Omit all pictures. Copy the rest of the material exactly.
##### DATASET CONTENT #####
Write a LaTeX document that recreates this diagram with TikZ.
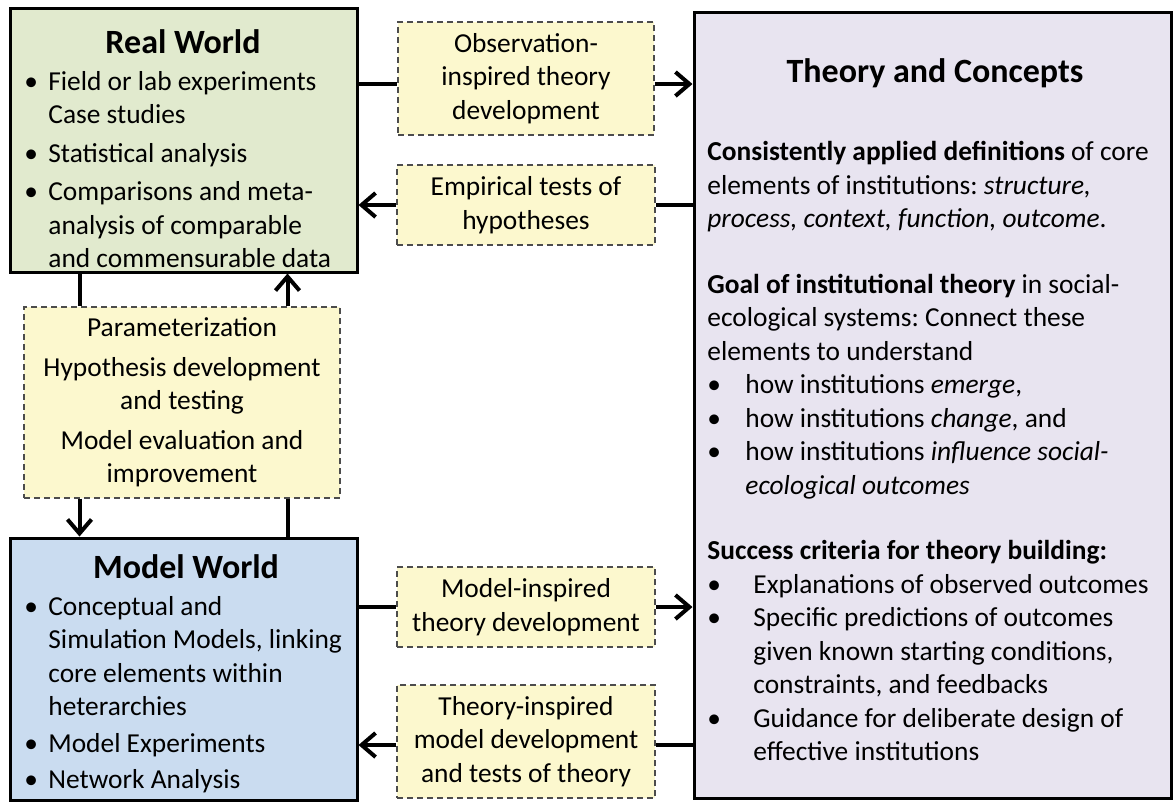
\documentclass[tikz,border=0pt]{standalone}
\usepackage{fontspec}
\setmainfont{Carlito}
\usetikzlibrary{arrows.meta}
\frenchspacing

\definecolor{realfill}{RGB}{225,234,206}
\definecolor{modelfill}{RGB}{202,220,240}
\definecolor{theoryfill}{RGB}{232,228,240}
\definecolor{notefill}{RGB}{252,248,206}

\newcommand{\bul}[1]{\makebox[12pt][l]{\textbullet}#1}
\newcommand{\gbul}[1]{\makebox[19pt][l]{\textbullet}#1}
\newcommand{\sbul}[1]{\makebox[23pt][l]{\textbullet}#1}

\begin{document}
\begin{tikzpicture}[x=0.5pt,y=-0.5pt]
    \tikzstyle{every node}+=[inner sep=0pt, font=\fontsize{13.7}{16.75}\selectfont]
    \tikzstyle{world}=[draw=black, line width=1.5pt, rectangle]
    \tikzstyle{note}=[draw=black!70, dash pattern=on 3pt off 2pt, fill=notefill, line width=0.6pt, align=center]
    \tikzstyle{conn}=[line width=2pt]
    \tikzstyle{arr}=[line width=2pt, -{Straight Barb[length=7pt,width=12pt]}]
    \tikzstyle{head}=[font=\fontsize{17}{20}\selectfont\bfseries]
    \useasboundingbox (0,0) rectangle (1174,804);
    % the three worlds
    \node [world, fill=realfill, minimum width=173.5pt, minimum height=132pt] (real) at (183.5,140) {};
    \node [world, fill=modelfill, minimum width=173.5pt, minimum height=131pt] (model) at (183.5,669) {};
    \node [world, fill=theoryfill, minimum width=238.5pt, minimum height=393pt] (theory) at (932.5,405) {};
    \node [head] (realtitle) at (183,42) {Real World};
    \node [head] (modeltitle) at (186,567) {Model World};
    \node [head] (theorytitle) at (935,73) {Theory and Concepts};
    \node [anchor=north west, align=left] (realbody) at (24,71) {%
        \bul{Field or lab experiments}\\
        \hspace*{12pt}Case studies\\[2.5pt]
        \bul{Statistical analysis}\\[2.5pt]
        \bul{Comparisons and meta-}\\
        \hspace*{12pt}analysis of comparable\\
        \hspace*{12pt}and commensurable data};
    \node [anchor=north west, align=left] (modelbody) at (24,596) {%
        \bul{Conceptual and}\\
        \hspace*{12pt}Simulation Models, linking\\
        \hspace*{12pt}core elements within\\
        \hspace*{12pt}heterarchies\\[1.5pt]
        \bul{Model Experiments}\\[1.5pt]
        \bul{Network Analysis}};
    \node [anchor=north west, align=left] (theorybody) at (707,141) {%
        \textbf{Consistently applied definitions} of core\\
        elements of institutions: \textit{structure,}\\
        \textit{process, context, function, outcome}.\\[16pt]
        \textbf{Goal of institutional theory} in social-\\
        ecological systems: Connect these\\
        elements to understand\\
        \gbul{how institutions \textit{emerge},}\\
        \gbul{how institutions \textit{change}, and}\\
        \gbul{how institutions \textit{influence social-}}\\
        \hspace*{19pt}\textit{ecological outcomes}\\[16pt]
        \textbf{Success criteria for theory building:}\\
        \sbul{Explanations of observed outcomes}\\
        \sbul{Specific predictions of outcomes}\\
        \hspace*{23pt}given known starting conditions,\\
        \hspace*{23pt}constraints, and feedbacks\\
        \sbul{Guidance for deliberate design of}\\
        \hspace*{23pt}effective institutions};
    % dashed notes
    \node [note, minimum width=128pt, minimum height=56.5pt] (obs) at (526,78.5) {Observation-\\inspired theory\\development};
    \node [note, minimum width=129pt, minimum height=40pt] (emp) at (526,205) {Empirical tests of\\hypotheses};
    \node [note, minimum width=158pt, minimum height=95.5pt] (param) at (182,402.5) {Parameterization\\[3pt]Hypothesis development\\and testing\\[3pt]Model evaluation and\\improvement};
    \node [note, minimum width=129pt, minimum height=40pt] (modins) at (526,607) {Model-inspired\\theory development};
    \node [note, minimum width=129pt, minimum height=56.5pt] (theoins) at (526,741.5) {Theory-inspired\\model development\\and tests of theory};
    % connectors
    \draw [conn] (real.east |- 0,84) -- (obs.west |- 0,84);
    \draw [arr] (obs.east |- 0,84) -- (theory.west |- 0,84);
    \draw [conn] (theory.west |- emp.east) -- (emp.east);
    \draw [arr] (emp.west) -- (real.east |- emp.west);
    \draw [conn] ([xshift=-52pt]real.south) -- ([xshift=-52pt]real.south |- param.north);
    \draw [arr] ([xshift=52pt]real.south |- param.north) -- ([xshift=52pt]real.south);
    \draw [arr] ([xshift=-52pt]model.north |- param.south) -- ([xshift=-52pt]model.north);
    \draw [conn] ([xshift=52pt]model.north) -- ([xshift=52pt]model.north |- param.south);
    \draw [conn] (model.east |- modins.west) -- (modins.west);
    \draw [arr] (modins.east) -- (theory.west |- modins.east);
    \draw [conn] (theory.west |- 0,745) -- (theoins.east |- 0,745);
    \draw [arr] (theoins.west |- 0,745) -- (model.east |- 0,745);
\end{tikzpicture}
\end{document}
#####
EXERCISE OUTPUT:
Write a LaTeX document that recreates this diagram with TikZ.
\documentclass[tikz,border=0pt]{standalone}
\usepackage{fontspec}
\setmainfont{Carlito}
\usetikzlibrary{arrows.meta}
\frenchspacing

\definecolor{realfill}{RGB}{225,234,206}
\definecolor{modelfill}{RGB}{202,220,240}
\definecolor{theoryfill}{RGB}{232,228,240}
\definecolor{notefill}{RGB}{252,248,206}

\newcommand{\bul}[1]{\makebox[12pt][l]{\textbullet}#1}
\newcommand{\gbul}[1]{\makebox[19pt][l]{\textbullet}#1}
\newcommand{\sbul}[1]{\makebox[23pt][l]{\textbullet}#1}

\begin{document}
\begin{tikzpicture}[x=0.5pt,y=-0.5pt]
    \tikzstyle{every node}+=[inner sep=0pt, font=\fontsize{13.7}{16.75}\selectfont]
    \tikzstyle{world}=[draw=black, line width=1.5pt, rectangle]
    \tikzstyle{note}=[draw=black!70, dash pattern=on 3pt off 2pt, fill=notefill, line width=0.6pt, align=center]
    \tikzstyle{conn}=[line width=2pt]
    \tikzstyle{arr}=[line width=2pt, -{Straight Barb[length=7pt,width=12pt]}]
    \tikzstyle{head}=[font=\fontsize{17}{20}\selectfont\bfseries]
    \useasboundingbox (0,0) rectangle (1174,804);
    % the three worlds
    \node [world, fill=realfill, minimum width=173.5pt, minimum height=132pt] (real) at (183.5,140) {};
    \node [world, fill=modelfill, minimum width=173.5pt, minimum height=131pt] (model) at (183.5,669) {};
    \node [world, fill=theoryfill, minimum width=238.5pt, minimum height=393pt] (theory) at (932.5,405) {};
    \node [head] (realtitle) at (183,42) {Real World};
    \node [head] (modeltitle) at (186,567) {Model World};
    \node [head] (theorytitle) at (935,73) {Theory and Concepts};
    \node [anchor=north west, align=left] (realbody) at (24,71) {%
        \bul{Field or lab experiments}\\
        \hspace*{12pt}Case studies\\[2.5pt]
        \bul{Statistical analysis}\\[2.5pt]
        \bul{Comparisons and meta-}\\
        \hspace*{12pt}analysis of comparable\\
        \hspace*{12pt}and commensurable data};
    \node [anchor=north west, align=left] (modelbody) at (24,596) {%
        \bul{Conceptual and}\\
        \hspace*{12pt}Simulation Models, linking\\
        \hspace*{12pt}core elements within\\
        \hspace*{12pt}heterarchies\\[1.5pt]
        \bul{Model Experiments}\\[1.5pt]
        \bul{Network Analysis}};
    \node [anchor=north west, align=left] (theorybody) at (707,141) {%
        \textbf{Consistently applied definitions} of core\\
        elements of institutions: \textit{structure,}\\
        \textit{process, context, function, outcome}.\\[16pt]
        \textbf{Goal of institutional theory} in social-\\
        ecological systems: Connect these\\
        elements to understand\\
        \gbul{how institutions \textit{emerge},}\\
        \gbul{how institutions \textit{change}, and}\\
        \gbul{how institutions \textit{influence social-}}\\
        \hspace*{19pt}\textit{ecological outcomes}\\[16pt]
        \textbf{Success criteria for theory building:}\\
        \sbul{Explanations of observed outcomes}\\
        \sbul{Specific predictions of outcomes}\\
        \hspace*{23pt}given known starting conditions,\\
        \hspace*{23pt}constraints, and feedbacks\\
        \sbul{Guidance for deliberate design of}\\
        \hspace*{23pt}effective institutions};
    % dashed notes
    \node [note, minimum width=128pt, minimum height=56.5pt] (obs) at (526,78.5) {Observation-\\inspired theory\\development};
    \node [note, minimum width=129pt, minimum height=40pt] (emp) at (526,205) {Empirical tests of\\hypotheses};
    \node [note, minimum width=158pt, minimum height=95.5pt] (param) at (182,402.5) {Parameterization\\[3pt]Hypothesis development\\and testing\\[3pt]Model evaluation and\\improvement};
    \node [note, minimum width=129pt, minimum height=40pt] (modins) at (526,607) {Model-inspired\\theory development};
    \node [note, minimum width=129pt, minimum height=56.5pt] (theoins) at (526,741.5) {Theory-inspired\\model development\\and tests of theory};
    % connectors
    \draw [conn] (real.east |- 0,84) -- (obs.west |- 0,84);
    \draw [arr] (obs.east |- 0,84) -- (theory.west |- 0,84);
    \draw [conn] (theory.west |- emp.east) -- (emp.east);
    \draw [arr] (emp.west) -- (real.east |- emp.west);
    \draw [conn] ([xshift=-52pt]real.south) -- ([xshift=-52pt]real.south |- param.north);
    \draw [arr] ([xshift=52pt]real.south |- param.north) -- ([xshift=52pt]real.south);
    \draw [arr] ([xshift=-52pt]model.north |- param.south) -- ([xshift=-52pt]model.north);
    \draw [conn] ([xshift=52pt]model.north) -- ([xshift=52pt]model.north |- param.south);
    \draw [conn] (model.east |- modins.west) -- (modins.west);
    \draw [arr] (modins.east) -- (theory.west |- modins.east);
    \draw [conn] (theory.west |- 0,745) -- (theoins.east |- 0,745);
    \draw [arr] (theoins.west |- 0,745) -- (model.east |- 0,745);
\end{tikzpicture}
\end{document}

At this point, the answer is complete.